━━━ INFORMATION SUPPLIED ━━━

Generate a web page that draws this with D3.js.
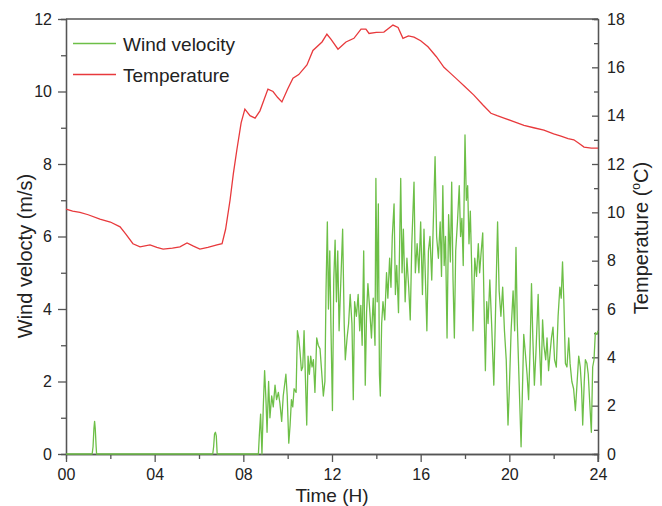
<!DOCTYPE html>
<html>
<head>
<meta charset="utf-8">
<script src="https://cdn.jsdelivr.net/npm/d3@7"></script>
<style>
  html, body { margin: 0; padding: 0; background: #fff; }
  svg { display: block; font-family: "Liberation Sans", Arial, sans-serif; }
</style>
</head>
<body>
<svg id="chart" width="662" height="506"></svg>
<script>
// Hourly axis ticks and labels
const xMajorTicks = [0, 4, 8, 12, 16, 20, 24];
const xMinorTicks = [2, 6, 10, 14, 18, 22];
const leftMajorTicks = [0, 2, 4, 6, 8, 10, 12];
const leftMinorTicks = [1, 3, 5, 7, 9, 11];
const rightMajorTicks = [0, 2, 4, 6, 8, 10, 12, 14, 16, 18];
const rightMinorTicks = [1, 3, 5, 7, 9, 11, 13, 15, 17];

// Temperature (°C) against time of day (h)
const tempHours = [0.0, 0.3, 0.63, 1.0, 1.53, 2.0, 2.44, 2.7, 3.02, 3.34, 3.79, 4.1, 4.38, 4.8, 5.14, 5.46, 5.75, 6.04, 6.4, 6.81, 7.04, 7.2, 7.4, 7.55, 7.71, 7.9, 8.07, 8.3, 8.53, 8.75, 9.11, 9.34, 9.55, 9.74, 10.0, 10.24, 10.5, 10.87, 11.14, 11.55, 11.77, 11.95, 12.27, 12.63, 12.99, 13.31, 13.53, 13.67, 14.0, 14.34, 14.75, 14.98, 15.2, 15.45, 15.7, 16.0, 16.33, 16.7, 17.05, 17.35, 17.68, 18.0, 18.4, 18.8, 19.17, 19.45, 19.76, 20.2, 20.66, 21.1, 21.56, 22.0, 22.33, 22.65, 22.91, 23.15, 23.37, 23.7, 24.0];
const tempValues = [10.13, 10.05, 10.0, 9.9, 9.72, 9.6, 9.4, 9.1, 8.7, 8.57, 8.65, 8.55, 8.48, 8.52, 8.57, 8.73, 8.6, 8.48, 8.55, 8.65, 8.7, 9.3, 10.5, 11.6, 12.6, 13.7, 14.27, 14.0, 13.9, 14.2, 15.1, 15.0, 14.75, 14.57, 15.1, 15.55, 15.7, 16.1, 16.7, 17.05, 17.37, 17.17, 16.75, 17.05, 17.2, 17.58, 17.58, 17.4, 17.45, 17.46, 17.75, 17.65, 17.2, 17.3, 17.25, 17.1, 16.85, 16.45, 16.0, 15.75, 15.47, 15.2, 14.85, 14.45, 14.1, 14.0, 13.9, 13.75, 13.6, 13.5, 13.4, 13.25, 13.15, 13.05, 13.0, 12.85, 12.7, 12.66, 12.66];

// Wind velocity (m/s) against time of day (h)
const windHours = [0.0, 1.18, 1.22, 1.26, 1.29, 1.32, 1.36, 1.38, 6.62, 6.66, 6.70, 6.74, 6.78, 6.82, 8.68,
  8.72, 8.78, 8.84, 8.90, 8.96, 9.02, 9.07, 9.14, 9.20, 9.28, 9.35, 9.43, 9.50, 9.58, 9.65, 9.73, 9.80, 9.88, 9.92, 9.98,
  10.05, 10.11, 10.17, 10.23, 10.29, 10.38, 10.44, 10.50, 10.56, 10.62, 10.68, 10.74, 10.80, 10.86, 10.92, 10.98,
  11.04, 11.10, 11.16, 11.23, 11.31, 11.38, 11.46, 11.53, 11.61, 11.68, 11.73, 11.79, 11.84, 11.90, 11.95,
  12.02, 12.08, 12.14, 12.20, 12.26, 12.32, 12.40, 12.48, 12.55, 12.60, 12.68, 12.75, 12.82, 12.90, 12.96,
  13.02, 13.10, 13.18, 13.25, 13.30, 13.36, 13.43, 13.50, 13.56, 13.62, 13.70, 13.78, 13.86, 13.94, 13.98,
  14.04, 14.09, 14.14, 14.18, 14.24, 14.30, 14.38, 14.46, 14.52, 14.60, 14.66, 14.72, 14.80, 14.86, 14.92,
  15.00, 15.10, 15.16, 15.22, 15.30, 15.38, 15.46, 15.53, 15.60, 15.70, 15.76, 15.84, 15.92,
  16.00, 16.08, 16.15, 16.22, 16.28, 16.35, 16.42, 16.50, 16.58, 16.65, 16.72, 16.80, 16.88, 16.94,
  17.00, 17.06, 17.12, 17.19, 17.26, 17.34, 17.40, 17.46, 17.52, 17.58, 17.66, 17.74, 17.80, 17.86, 17.92,
  18.00, 18.06, 18.12, 18.18, 18.24, 18.30, 18.36, 18.44, 18.52, 18.60, 18.66, 18.72, 18.80, 18.86, 18.92, 18.98,
  19.04, 19.12, 19.20, 19.30, 19.38, 19.47, 19.54, 19.62, 19.70, 19.78, 19.86, 19.94,
  20.00, 20.08, 20.17, 20.24, 20.30, 20.36, 20.42, 20.48, 20.53, 20.60, 20.65, 20.72, 20.80, 20.87, 20.94,
  21.00, 21.06, 21.13, 21.20, 21.30, 21.36, 21.43, 21.50, 21.56, 21.64, 21.70, 21.77, 21.84, 21.90, 21.97,
  22.04, 22.12, 22.20, 22.28, 22.34, 22.40, 22.46, 22.53, 22.60, 22.68, 22.74, 22.82, 22.90, 22.98,
  23.06, 23.13, 23.20, 23.26, 23.31, 23.38, 23.43, 23.50, 23.56, 23.62, 23.70, 23.76, 23.82, 23.88, 23.95, 24.00];
const windValues = [0, 0, 0.2, 0.7, 0.9, 0.7, 0.2, 0, 0, 0.2, 0.55, 0.6, 0.5, 0, 0,
  0.5, 1.1, 0, 1.3, 2.3, 1.5, 0.6, 2.0, 1.0, 1.6, 1.3, 1.9, 1.5, 1.7, 1.4, 0.9, 1.6, 2.0, 2.2, 1.6,
  0.3, 0.8, 1.5, 1.3, 1.8, 1.7, 3.4, 3.2, 2.8, 2.3, 2.4, 3.4, 2.1, 0.8, 2.7, 2.2,
  2.7, 2.4, 2.6, 1.7, 3.2, 3.0, 2.9, 2.3, 1.6, 2.0, 4.5, 6.4, 4.0, 5.6, 3.6,
  1.2, 4.8, 5.9, 4.2, 5.6, 3.4, 4.8, 6.2, 3.6, 2.6, 3.2, 3.6, 4.4, 3.6, 1.5,
  4.2, 3.8, 4.4, 3.4, 4.1, 3.0, 5.6, 1.9, 3.9, 4.7, 4.0, 3.2, 4.3, 3.0, 7.6,
  4.2, 6.9, 2.2, 1.6, 3.6, 4.2, 3.7, 5.0, 4.3, 5.4, 4.6, 6.0, 6.9, 4.4, 5.2,
  3.9, 7.6, 5.0, 6.2, 4.2, 5.4, 4.6, 3.7, 5.8, 7.5, 5.0, 5.8, 5.0,
  6.4, 4.4, 6.2, 4.7, 3.4, 5.6, 6.0, 4.8, 6.6, 8.2, 6.0, 5.4, 6.4, 4.9,
  7.4, 5.2, 6.0, 3.2, 6.6, 5.3, 7.5, 4.8, 3.2, 5.6, 6.4, 7.4, 6.0, 6.5, 5.2,
  8.8, 7.0, 7.4, 5.8, 6.7, 5.2, 3.4, 5.4, 4.9, 5.8, 5.0, 5.5, 6.1, 4.1, 2.3, 4.2,
  3.6, 4.8, 3.6, 1.9, 4.0, 6.4, 4.5, 3.8, 4.6, 3.4, 2.6, 0.8,
  1.8, 3.4, 4.5, 3.4, 5.7, 3.6, 2.4, 1.2, 0.2, 2.0, 3.3, 2.8, 2.2, 1.5, 3.0,
  4.7, 3.2, 1.9, 2.8, 4.4, 3.0, 1.9, 3.7, 3.0, 2.6, 3.2, 2.3, 2.8, 3.2, 3.5,
  2.6, 2.4, 3.8, 4.6, 4.3, 5.3, 4.2, 2.5, 2.4, 3.2, 2.5, 2.0, 1.8, 1.2,
  2.0, 2.7, 2.4, 1.8, 0.8, 2.0, 2.6, 2.5, 2.2, 1.5, 0.6, 2.4, 2.6, 3.35, 3.3, 3.4];

const seriesNames = ["Wind velocity", "Temperature"];
const seriesColors = ["#6dbf47", "#e8393c"];

const svg = d3.select("#chart");
const margin = { left: 66, right: 64, top: 19, bottom: 52 };
const W = 662, H = 506;

const x = d3.scaleLinear().domain([0, 24]).range([margin.left, W - margin.right]);
const yL = d3.scaleLinear().domain([0, 12]).range([H - margin.bottom, margin.top]);
const yR = d3.scaleLinear().domain([0, 18]).range([H - margin.bottom, margin.top]);

const axisColor = "#555";
const textColor = "#222";

function styleAxis(g) {
  g.selectAll(".domain").attr("stroke", axisColor).attr("stroke-width", 1.3);
  g.selectAll(".tick line").attr("stroke", axisColor).attr("stroke-width", 1.3);
  g.selectAll(".tick text").attr("fill", textColor).style("font-size", "16px")
    .style("font-family", "'Liberation Sans', Arial, sans-serif");
}

// top frame line
svg.append("line")
  .attr("x1", x(0)).attr("x2", x(24))
  .attr("y1", yL(12)).attr("y2", yL(12))
  .attr("stroke", axisColor).attr("stroke-width", 1.3);

// bottom axis: minor ticks, then major ticks with labels
svg.append("g").attr("transform", `translate(0,${yL(0)})`)
  .call(d3.axisBottom(x).tickValues(xMinorTicks).tickSize(5).tickFormat(""))
  .call(styleAxis);
const gx = svg.append("g").attr("transform", `translate(0,${yL(0)})`)
  .call(d3.axisBottom(x).tickValues(xMajorTicks).tickSize(8).tickSizeOuter(0).tickPadding(7).tickFormat(d3.format("02d")))
  .call(styleAxis);

// left axis
svg.append("g").attr("transform", `translate(${x(0)},0)`)
  .call(d3.axisLeft(yL).tickValues(leftMinorTicks).tickSize(5).tickFormat(""))
  .call(styleAxis);
svg.append("g").attr("transform", `translate(${x(0)},0)`)
  .call(d3.axisLeft(yL).tickValues(leftMajorTicks).tickSize(8).tickSizeOuter(0).tickPadding(6))
  .call(styleAxis);

// right axis: ticks point inward, labels outside
svg.append("g").attr("transform", `translate(${x(24)},0)`)
  .call(d3.axisRight(yR).tickValues(rightMinorTicks).tickSize(-4).tickFormat(""))
  .call(styleAxis);
const gr = svg.append("g").attr("transform", `translate(${x(24)},0)`)
  .call(d3.axisRight(yR).tickValues(rightMajorTicks).tickSize(-6).tickSizeOuter(0).tickPadding(10))
  .call(styleAxis);
gr.selectAll(".tick text").attr("x", 9);

// extend right axis below zero like the bottom ticks
svg.append("line")
  .attr("x1", x(24)).attr("x2", x(24))
  .attr("y1", yL(0)).attr("y2", yL(0) + 8)
  .attr("stroke", axisColor).attr("stroke-width", 1.3);

// series lines
const windData = windHours.map((h, i) => [h, windValues[i]]);
const tempData = tempHours.map((h, i) => [h, tempValues[i]]);

svg.append("path")
  .datum(tempData)
  .attr("fill", "none")
  .attr("stroke", seriesColors[1])
  .attr("stroke-width", 1.3)
  .attr("d", d3.line().x(d => x(d[0])).y(d => yR(d[1])));

svg.append("path")
  .datum(windData)
  .attr("fill", "none")
  .attr("stroke", seriesColors[0])
  .attr("stroke-width", 1.3)
  .attr("stroke-linejoin", "round")
  .attr("d", d3.line().x(d => x(d[0])).y(d => yL(d[1])));

// legend
const legend = svg.append("g").attr("transform", `translate(${x(0) + 7},43.5)`);
seriesNames.forEach((name, i) => {
  const row = legend.append("g").attr("transform", `translate(0,${i * 31})`);
  row.append("line").attr("x1", 0).attr("x2", 43).attr("y1", 0).attr("y2", 0)
    .attr("stroke", seriesColors[i]).attr("stroke-width", 1.5);
  row.append("text").attr("x", 50).attr("y", 7)
    .attr("fill", textColor).style("font-size", "19px").text(name);
});

// axis titles
svg.append("text")
  .attr("x", (x(0) + x(24)) / 2).attr("y", 502)
  .attr("text-anchor", "middle").attr("fill", textColor)
  .style("font-size", "19px").text("Time (H)");

svg.append("text")
  .attr("transform", `translate(32,${256}) rotate(-90)`)
  .attr("text-anchor", "middle").attr("fill", textColor)
  .style("font-size", "20px").text("Wind velocty (m/s)");

const rt = svg.append("text")
  .attr("transform", `translate(648,${238}) rotate(-90)`)
  .attr("text-anchor", "middle").attr("fill", textColor)
  .style("font-size", "20px");
rt.append("tspan").text("Temperature (");
rt.append("tspan").attr("dy", -8).style("font-size", "12px").text("o");
rt.append("tspan").attr("dy", 8).text("C)");
</script>
</body>
</html>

━━━

> _GIVEN REQUEST_:
Begin at the first line of the data above and repeat each line exactly, stopping after the line containing "13, 15, 17];". Omit the pictures.

> _SOLUTION FOR THIS EXERCISE_:
Generate a web page that draws this with D3.js.
<!DOCTYPE html>
<html>
<head>
<meta charset="utf-8">
<script src="https://cdn.jsdelivr.net/npm/d3@7"></script>
<style>
  html, body { margin: 0; padding: 0; background: #fff; }
  svg { display: block; font-family: "Liberation Sans", Arial, sans-serif; }
</style>
</head>
<body>
<svg id="chart" width="662" height="506"></svg>
<script>
// Hourly axis ticks and labels
const xMajorTicks = [0, 4, 8, 12, 16, 20, 24];
const xMinorTicks = [2, 6, 10, 14, 18, 22];
const leftMajorTicks = [0, 2, 4, 6, 8, 10, 12];
const leftMinorTicks = [1, 3, 5, 7, 9, 11];
const rightMajorTicks = [0, 2, 4, 6, 8, 10, 12, 14, 16, 18];
const rightMinorTicks = [1, 3, 5, 7, 9, 11, 13, 15, 17];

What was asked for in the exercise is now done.